> _EXERCISE_
Set down each line of the data below exactly as it stands, dropping the pictures.

> _SOURCE MATERIAL_

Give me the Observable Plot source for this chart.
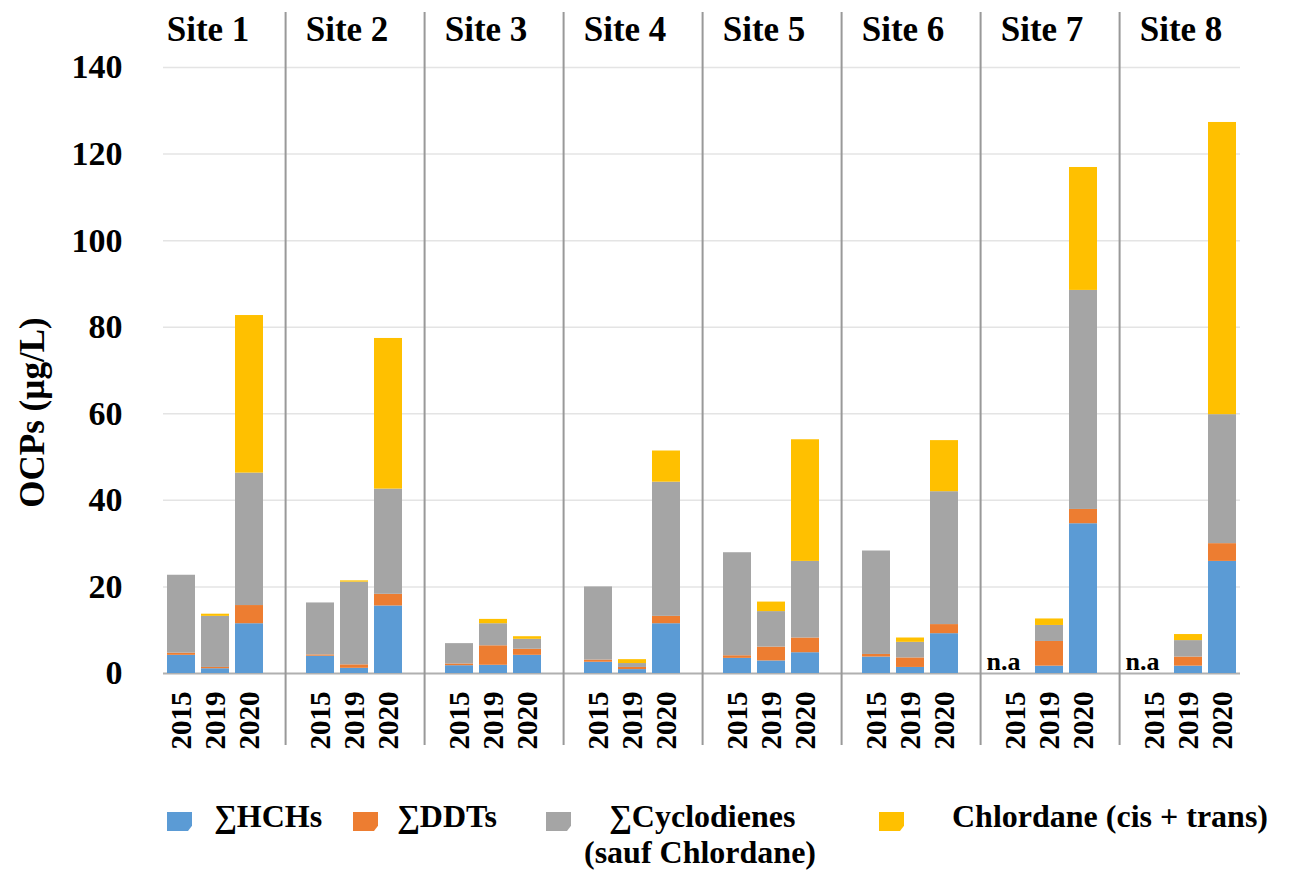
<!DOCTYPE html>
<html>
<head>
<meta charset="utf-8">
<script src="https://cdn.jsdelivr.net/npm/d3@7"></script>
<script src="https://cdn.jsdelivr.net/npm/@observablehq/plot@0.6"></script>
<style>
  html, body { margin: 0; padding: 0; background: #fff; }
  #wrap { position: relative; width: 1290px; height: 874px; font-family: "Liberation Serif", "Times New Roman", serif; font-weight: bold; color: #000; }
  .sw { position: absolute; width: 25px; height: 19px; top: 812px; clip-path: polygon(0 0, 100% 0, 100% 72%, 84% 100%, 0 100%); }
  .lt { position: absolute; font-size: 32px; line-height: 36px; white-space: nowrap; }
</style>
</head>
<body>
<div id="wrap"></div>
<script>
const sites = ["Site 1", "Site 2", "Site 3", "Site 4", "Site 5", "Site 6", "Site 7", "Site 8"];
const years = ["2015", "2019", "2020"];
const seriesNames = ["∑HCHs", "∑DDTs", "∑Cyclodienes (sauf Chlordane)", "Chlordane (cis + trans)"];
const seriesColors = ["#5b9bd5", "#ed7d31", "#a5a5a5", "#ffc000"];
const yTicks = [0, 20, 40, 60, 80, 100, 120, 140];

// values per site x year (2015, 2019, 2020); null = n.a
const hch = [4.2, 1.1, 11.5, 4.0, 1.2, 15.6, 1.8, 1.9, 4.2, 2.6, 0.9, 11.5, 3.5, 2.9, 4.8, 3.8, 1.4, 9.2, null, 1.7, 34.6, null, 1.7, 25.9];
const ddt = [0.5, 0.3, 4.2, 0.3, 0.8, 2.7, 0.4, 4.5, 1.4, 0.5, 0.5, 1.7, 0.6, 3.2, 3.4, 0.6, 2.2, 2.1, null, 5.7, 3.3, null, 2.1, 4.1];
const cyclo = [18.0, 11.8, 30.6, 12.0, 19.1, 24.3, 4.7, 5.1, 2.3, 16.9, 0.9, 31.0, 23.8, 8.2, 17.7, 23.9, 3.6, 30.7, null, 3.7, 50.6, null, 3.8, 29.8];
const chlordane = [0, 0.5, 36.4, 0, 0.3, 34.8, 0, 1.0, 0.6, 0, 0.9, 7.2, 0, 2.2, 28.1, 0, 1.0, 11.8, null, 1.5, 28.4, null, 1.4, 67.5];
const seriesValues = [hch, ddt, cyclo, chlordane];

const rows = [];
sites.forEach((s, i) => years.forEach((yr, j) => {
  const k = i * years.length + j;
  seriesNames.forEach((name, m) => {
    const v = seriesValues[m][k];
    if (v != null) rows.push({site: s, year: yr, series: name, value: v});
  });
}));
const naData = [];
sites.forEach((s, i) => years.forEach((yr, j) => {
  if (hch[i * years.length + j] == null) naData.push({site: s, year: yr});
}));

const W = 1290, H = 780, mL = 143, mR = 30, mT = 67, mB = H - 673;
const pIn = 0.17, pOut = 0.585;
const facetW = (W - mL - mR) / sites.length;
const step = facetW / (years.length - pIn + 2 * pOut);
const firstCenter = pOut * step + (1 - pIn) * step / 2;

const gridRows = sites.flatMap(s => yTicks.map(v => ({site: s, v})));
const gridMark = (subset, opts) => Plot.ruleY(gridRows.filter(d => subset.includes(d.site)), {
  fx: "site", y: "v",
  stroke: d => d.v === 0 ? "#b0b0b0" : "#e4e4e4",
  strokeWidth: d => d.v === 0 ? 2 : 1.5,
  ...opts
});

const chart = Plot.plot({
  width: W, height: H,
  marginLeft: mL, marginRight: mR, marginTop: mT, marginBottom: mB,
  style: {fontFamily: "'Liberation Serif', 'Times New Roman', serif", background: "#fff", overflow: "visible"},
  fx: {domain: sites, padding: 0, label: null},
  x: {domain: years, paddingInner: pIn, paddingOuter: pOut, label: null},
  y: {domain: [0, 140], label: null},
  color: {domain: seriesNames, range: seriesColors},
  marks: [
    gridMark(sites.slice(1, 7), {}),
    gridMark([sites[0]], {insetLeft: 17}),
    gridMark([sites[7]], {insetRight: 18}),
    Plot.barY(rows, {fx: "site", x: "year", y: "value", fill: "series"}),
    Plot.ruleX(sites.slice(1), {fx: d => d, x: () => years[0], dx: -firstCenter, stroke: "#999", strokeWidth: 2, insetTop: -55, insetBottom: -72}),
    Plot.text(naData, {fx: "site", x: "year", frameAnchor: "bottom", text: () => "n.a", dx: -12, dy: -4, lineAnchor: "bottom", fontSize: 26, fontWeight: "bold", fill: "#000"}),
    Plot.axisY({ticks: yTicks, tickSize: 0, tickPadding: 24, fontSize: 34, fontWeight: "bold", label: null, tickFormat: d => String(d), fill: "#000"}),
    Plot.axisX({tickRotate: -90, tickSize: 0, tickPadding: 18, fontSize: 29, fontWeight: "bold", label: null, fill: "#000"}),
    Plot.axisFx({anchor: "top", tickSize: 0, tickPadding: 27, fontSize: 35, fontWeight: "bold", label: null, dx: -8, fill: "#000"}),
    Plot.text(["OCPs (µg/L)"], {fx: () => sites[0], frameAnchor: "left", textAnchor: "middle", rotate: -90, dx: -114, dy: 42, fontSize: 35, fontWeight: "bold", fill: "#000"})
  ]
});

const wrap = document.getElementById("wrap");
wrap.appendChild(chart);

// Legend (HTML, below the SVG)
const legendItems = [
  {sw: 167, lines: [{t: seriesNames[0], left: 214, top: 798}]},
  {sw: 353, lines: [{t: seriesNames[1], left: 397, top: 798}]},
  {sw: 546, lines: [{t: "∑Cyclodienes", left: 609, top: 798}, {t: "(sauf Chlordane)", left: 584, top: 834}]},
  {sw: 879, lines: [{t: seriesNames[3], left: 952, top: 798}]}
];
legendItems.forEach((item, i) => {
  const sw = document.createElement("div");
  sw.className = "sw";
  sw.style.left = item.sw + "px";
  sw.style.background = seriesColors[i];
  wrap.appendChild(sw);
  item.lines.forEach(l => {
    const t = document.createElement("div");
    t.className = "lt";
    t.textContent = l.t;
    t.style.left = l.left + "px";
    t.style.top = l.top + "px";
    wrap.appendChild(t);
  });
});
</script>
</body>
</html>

> _RESULT OF THE EXERCISE_
Give me the Observable Plot source for this chart.
<!DOCTYPE html>
<html>
<head>
<meta charset="utf-8">
<script src="https://cdn.jsdelivr.net/npm/d3@7"></script>
<script src="https://cdn.jsdelivr.net/npm/@observablehq/plot@0.6"></script>
<style>
  html, body { margin: 0; padding: 0; background: #fff; }
  #wrap { position: relative; width: 1290px; height: 874px; font-family: "Liberation Serif", "Times New Roman", serif; font-weight: bold; color: #000; }
  .sw { position: absolute; width: 25px; height: 19px; top: 812px; clip-path: polygon(0 0, 100% 0, 100% 72%, 84% 100%, 0 100%); }
  .lt { position: absolute; font-size: 32px; line-height: 36px; white-space: nowrap; }
</style>
</head>
<body>
<div id="wrap"></div>
<script>
const sites = ["Site 1", "Site 2", "Site 3", "Site 4", "Site 5", "Site 6", "Site 7", "Site 8"];
const years = ["2015", "2019", "2020"];
const seriesNames = ["∑HCHs", "∑DDTs", "∑Cyclodienes (sauf Chlordane)", "Chlordane (cis + trans)"];
const seriesColors = ["#5b9bd5", "#ed7d31", "#a5a5a5", "#ffc000"];
const yTicks = [0, 20, 40, 60, 80, 100, 120, 140];

// values per site x year (2015, 2019, 2020); null = n.a
const hch = [4.2, 1.1, 11.5, 4.0, 1.2, 15.6, 1.8, 1.9, 4.2, 2.6, 0.9, 11.5, 3.5, 2.9, 4.8, 3.8, 1.4, 9.2, null, 1.7, 34.6, null, 1.7, 25.9];
const ddt = [0.5, 0.3, 4.2, 0.3, 0.8, 2.7, 0.4, 4.5, 1.4, 0.5, 0.5, 1.7, 0.6, 3.2, 3.4, 0.6, 2.2, 2.1, null, 5.7, 3.3, null, 2.1, 4.1];
const cyclo = [18.0, 11.8, 30.6, 12.0, 19.1, 24.3, 4.7, 5.1, 2.3, 16.9, 0.9, 31.0, 23.8, 8.2, 17.7, 23.9, 3.6, 30.7, null, 3.7, 50.6, null, 3.8, 29.8];
const chlordane = [0, 0.5, 36.4, 0, 0.3, 34.8, 0, 1.0, 0.6, 0, 0.9, 7.2, 0, 2.2, 28.1, 0, 1.0, 11.8, null, 1.5, 28.4, null, 1.4, 67.5];
const seriesValues = [hch, ddt, cyclo, chlordane];

const rows = [];
sites.forEach((s, i) => years.forEach((yr, j) => {
  const k = i * years.length + j;
  seriesNames.forEach((name, m) => {
    const v = seriesValues[m][k];
    if (v != null) rows.push({site: s, year: yr, series: name, value: v});
  });
}));
const naData = [];
sites.forEach((s, i) => years.forEach((yr, j) => {
  if (hch[i * years.length + j] == null) naData.push({site: s, year: yr});
}));

const W = 1290, H = 780, mL = 143, mR = 30, mT = 67, mB = H - 673;
const pIn = 0.17, pOut = 0.585;
const facetW = (W - mL - mR) / sites.length;
const step = facetW / (years.length - pIn + 2 * pOut);
const firstCenter = pOut * step + (1 - pIn) * step / 2;

const gridRows = sites.flatMap(s => yTicks.map(v => ({site: s, v})));
const gridMark = (subset, opts) => Plot.ruleY(gridRows.filter(d => subset.includes(d.site)), {
  fx: "site", y: "v",
  stroke: d => d.v === 0 ? "#b0b0b0" : "#e4e4e4",
  strokeWidth: d => d.v === 0 ? 2 : 1.5,
  ...opts
});

const chart = Plot.plot({
  width: W, height: H,
  marginLeft: mL, marginRight: mR, marginTop: mT, marginBottom: mB,
  style: {fontFamily: "'Liberation Serif', 'Times New Roman', serif", background: "#fff", overflow: "visible"},
  fx: {domain: sites, padding: 0, label: null},
  x: {domain: years, paddingInner: pIn, paddingOuter: pOut, label: null},
  y: {domain: [0, 140], label: null},
  color: {domain: seriesNames, range: seriesColors},
  marks: [
    gridMark(sites.slice(1, 7), {}),
    gridMark([sites[0]], {insetLeft: 17}),
    gridMark([sites[7]], {insetRight: 18}),
    Plot.barY(rows, {fx: "site", x: "year", y: "value", fill: "series"}),
    Plot.ruleX(sites.slice(1), {fx: d => d, x: () => years[0], dx: -firstCenter, stroke: "#999", strokeWidth: 2, insetTop: -55, insetBottom: -72}),
    Plot.text(naData, {fx: "site", x: "year", frameAnchor: "bottom", text: () => "n.a", dx: -12, dy: -4, lineAnchor: "bottom", fontSize: 26, fontWeight: "bold", fill: "#000"}),
    Plot.axisY({ticks: yTicks, tickSize: 0, tickPadding: 24, fontSize: 34, fontWeight: "bold", label: null, tickFormat: d => String(d), fill: "#000"}),
    Plot.axisX({tickRotate: -90, tickSize: 0, tickPadding: 18, fontSize: 29, fontWeight: "bold", label: null, fill: "#000"}),
    Plot.axisFx({anchor: "top", tickSize: 0, tickPadding: 27, fontSize: 35, fontWeight: "bold", label: null, dx: -8, fill: "#000"}),
    Plot.text(["OCPs (µg/L)"], {fx: () => sites[0], frameAnchor: "left", textAnchor: "middle", rotate: -90, dx: -114, dy: 42, fontSize: 35, fontWeight: "bold", fill: "#000"})
  ]
});

const wrap = document.getElementById("wrap");
wrap.appendChild(chart);

// Legend (HTML, below the SVG)
const legendItems = [
  {sw: 167, lines: [{t: seriesNames[0], left: 214, top: 798}]},
  {sw: 353, lines: [{t: seriesNames[1], left: 397, top: 798}]},
  {sw: 546, lines: [{t: "∑Cyclodienes", left: 609, top: 798}, {t: "(sauf Chlordane)", left: 584, top: 834}]},
  {sw: 879, lines: [{t: seriesNames[3], left: 952, top: 798}]}
];
legendItems.forEach((item, i) => {
  const sw = document.createElement("div");
  sw.className = "sw";
  sw.style.left = item.sw + "px";
  sw.style.background = seriesColors[i];
  wrap.appendChild(sw);
  item.lines.forEach(l => {
    const t = document.createElement("div");
    t.className = "lt";
    t.textContent = l.t;
    t.style.left = l.left + "px";
    t.style.top = l.top + "px";
    wrap.appendChild(t);
  });
});
</script>
</body>
</html>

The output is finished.